══ PROVIDED MATERIAL
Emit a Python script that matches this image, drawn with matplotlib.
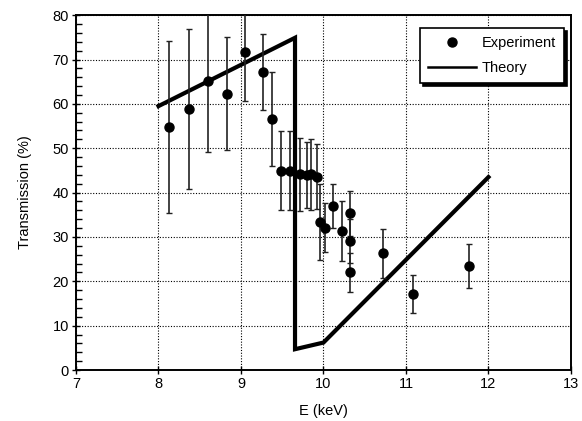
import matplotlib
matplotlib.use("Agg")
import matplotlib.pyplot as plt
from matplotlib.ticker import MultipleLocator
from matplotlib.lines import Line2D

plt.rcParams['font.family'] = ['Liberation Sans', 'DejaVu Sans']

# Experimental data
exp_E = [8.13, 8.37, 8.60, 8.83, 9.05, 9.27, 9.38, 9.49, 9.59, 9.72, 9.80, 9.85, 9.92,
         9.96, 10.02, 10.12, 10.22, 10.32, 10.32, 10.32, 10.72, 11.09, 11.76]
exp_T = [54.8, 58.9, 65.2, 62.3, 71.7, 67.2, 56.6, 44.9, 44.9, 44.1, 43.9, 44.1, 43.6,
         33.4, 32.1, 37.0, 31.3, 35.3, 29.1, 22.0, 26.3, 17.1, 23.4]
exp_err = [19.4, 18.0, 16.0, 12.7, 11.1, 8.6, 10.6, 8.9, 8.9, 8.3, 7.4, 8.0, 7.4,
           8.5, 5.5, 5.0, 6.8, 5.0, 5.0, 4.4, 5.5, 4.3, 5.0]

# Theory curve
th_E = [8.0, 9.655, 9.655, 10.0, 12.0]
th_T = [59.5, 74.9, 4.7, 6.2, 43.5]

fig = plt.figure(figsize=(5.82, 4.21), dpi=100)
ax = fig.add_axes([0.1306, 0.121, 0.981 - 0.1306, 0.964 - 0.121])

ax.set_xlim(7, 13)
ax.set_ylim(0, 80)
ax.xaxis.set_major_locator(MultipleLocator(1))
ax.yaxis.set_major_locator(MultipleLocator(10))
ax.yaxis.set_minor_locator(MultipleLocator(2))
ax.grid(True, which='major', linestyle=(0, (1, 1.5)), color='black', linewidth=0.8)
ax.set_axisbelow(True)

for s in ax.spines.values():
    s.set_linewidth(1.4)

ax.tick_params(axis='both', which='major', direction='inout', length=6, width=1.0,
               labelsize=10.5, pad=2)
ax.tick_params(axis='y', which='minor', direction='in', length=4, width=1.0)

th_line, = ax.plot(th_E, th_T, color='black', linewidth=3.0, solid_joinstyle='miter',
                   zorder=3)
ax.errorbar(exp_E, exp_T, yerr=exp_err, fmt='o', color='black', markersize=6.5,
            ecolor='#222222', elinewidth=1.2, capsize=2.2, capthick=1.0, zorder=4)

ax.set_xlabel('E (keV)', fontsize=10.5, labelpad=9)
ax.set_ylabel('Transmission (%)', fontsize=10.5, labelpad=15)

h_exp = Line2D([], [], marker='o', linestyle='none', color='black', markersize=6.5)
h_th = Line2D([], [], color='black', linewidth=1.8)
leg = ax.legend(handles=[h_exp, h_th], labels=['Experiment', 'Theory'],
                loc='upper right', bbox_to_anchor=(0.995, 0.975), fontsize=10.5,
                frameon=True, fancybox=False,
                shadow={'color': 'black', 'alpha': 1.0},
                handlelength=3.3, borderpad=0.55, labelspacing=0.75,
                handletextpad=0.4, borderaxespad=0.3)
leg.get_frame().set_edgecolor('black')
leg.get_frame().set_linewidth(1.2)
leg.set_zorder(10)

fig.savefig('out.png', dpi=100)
════
- [GIVEN TASK] Starting with the first line of the data above and ending with the line containing "ax = fig.add_axes([0.1306, 0.121, 0.981", please restate every line exactly, leaving images out.

- [TASK RESPONSE]
Emit a Python script that matches this image, drawn with matplotlib.
import matplotlib
matplotlib.use("Agg")
import matplotlib.pyplot as plt
from matplotlib.ticker import MultipleLocator
from matplotlib.lines import Line2D

plt.rcParams['font.family'] = ['Liberation Sans', 'DejaVu Sans']

# Experimental data
exp_E = [8.13, 8.37, 8.60, 8.83, 9.05, 9.27, 9.38, 9.49, 9.59, 9.72, 9.80, 9.85, 9.92,
         9.96, 10.02, 10.12, 10.22, 10.32, 10.32, 10.32, 10.72, 11.09, 11.76]
exp_T = [54.8, 58.9, 65.2, 62.3, 71.7, 67.2, 56.6, 44.9, 44.9, 44.1, 43.9, 44.1, 43.6,
         33.4, 32.1, 37.0, 31.3, 35.3, 29.1, 22.0, 26.3, 17.1, 23.4]
exp_err = [19.4, 18.0, 16.0, 12.7, 11.1, 8.6, 10.6, 8.9, 8.9, 8.3, 7.4, 8.0, 7.4,
           8.5, 5.5, 5.0, 6.8, 5.0, 5.0, 4.4, 5.5, 4.3, 5.0]

# Theory curve
th_E = [8.0, 9.655, 9.655, 10.0, 12.0]
th_T = [59.5, 74.9, 4.7, 6.2, 43.5]

fig = plt.figure(figsize=(5.82, 4.21), dpi=100)
ax = fig.add_axes([0.1306, 0.121, 0.981 - 0.1306, 0.964 - 0.121])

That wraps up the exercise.